The Toronto G-20 summit sent a message to poor and working people in Europe and North America. “You will pay for the global financial crisis through cuts to your social safety nets. There will be no taxing of those who actually caused the crisis and made fortunes in the various bubbles over the last decades.”
... This was bad enough. But there was another message, too, sent through the Canadian police: “If you don’t like it, how about a rubber bullet?” It looks like G-20 countries will deal with opposition to their plans through martial law and police brutality ... I was there in Toronto, where police turned the downtown center into something resembling martial law.
I mentioned this in another post, because the same thing happened in Ontario when Guy Giorno was chief of staff for Mike Harris. He is now chief of staff for Stephen Harper. The government cut 21.6% from welfare payments forcing many into the streets. Of those homeless people 22 died in those streets. Harris refused to address protesters but instead had his riot squad beat the crap out of them. Jim Flaherty later came up with a perfect solution. He was going to make homelessness a crime, but not by providing homes in the traditional sense. He was going to just throw them in jail.
Lisa Taylor, Associate Professor at the School of Education, Bishop’s University, wrote an op-ed piece for the Toronto Star, pondering what she could now tell her students about civil liberties, given that weekend's events:
Recently, a student newspaper reporter asked a professor what every undergrad should do as part of the university experience. My colleague suggested taking part in student cultural life — join a club, put on a play! Giving back to the local community — volunteer at a local community centre or shelter! And becoming an active citizen — develop informed views on the issues most important to you! Decide how to live out your values! Go to a demonstration!
Recounting this anecdote, my colleague asked herself: Would she offer undergrads the same advice now, after the largest mass arrest in Canadian history? Of course she would — but that teachers are asking ourselves this question this should worry us as Canadians. As educators, our job is preparing active citizens with a strong concern for civic institutions and a sense of duty to participate in democratic processes of public debate, community and civic organizing and shaping policy.
Given that we spent 1.3 billion for security and yet Toronto was anything but secure, we can only assume that the vandals were not the targets of the riot police. It was the civic minded.
With rumblings of massive cuts to social programs, is this government warning us not to oppose them? Will rubber bullets again be used to silence dissent?
Bob Hepburn also asks an important question: Why is Harper escaping G20 aftermath scot-free? I mean he was the one who decided to hold it in Toronto. He was the one who gave a 453 million dollar untendered contract to a firm with links to the oil industry. And he is the one who does not allow dissent.

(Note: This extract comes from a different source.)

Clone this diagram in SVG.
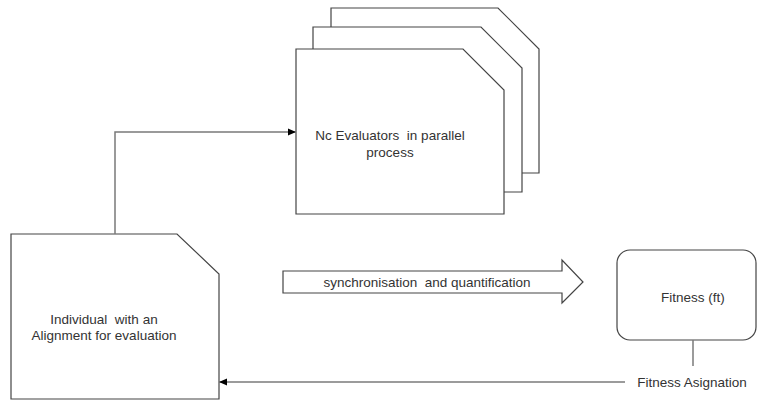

Whether he likes it or not, Harper may well discover his election prospects forever entangled in the aftermath of the G20 summit. So far, though, he has managed to escape the post-G20 fallout, which includes calls for public inquiries into police actions that weekend, the threats of lawsuits against the City of Toronto and demands for compensation for lost business and destroyed property.He has left the hapless Dean Del Mastro to try and clean up his mess.
Indeed, since it ended nearly three weeks ago, Harper has said nothing about the summit. Instead, he’s spent the last weeks merrily travelling across Canada, enjoying the Calgary Stampede and hitting the summer festival circuit.
Canadians Demanding a Public Inquiry into Toronto G20 now has 54,567 members and they have no intention of leaving Stephen Harper out of this. He used images of burning police cars to justify the expense and the abuse. He's got some explaining to do.
I want to leave you with something though. Back to the original posting about the effect of the decisions made at the G-20. Our government is going through with enormous tax cuts for corporations. They are planning on spending billions to implement their new crime bills, despite the fact that Canada has the lowest crime rate in our history. And they are handing out another untendered contract for 16 billion dollars to buy military jets.
This is from a letter to the editor in the Hamilton Spectator.
I was absolutely appalled at the image of a seven-year-old little girl standing in line at a soup kitchen in Hamilton. We don't live in a third world country and we should not have children going hungry in this city. Our politicians are spending so much time, effort and money to build a stadium. Our priorities are twisted. We think nothing of using taxpayers' money to spruce up our image. Why don't we filter some of that money to those who really need it? What's more important, stadium or hungry children? There is something very wrong with this picture.800,000 Canadians currently use food banks. Of that number, one-third are children.
I agree. "There is something very wrong with this picture."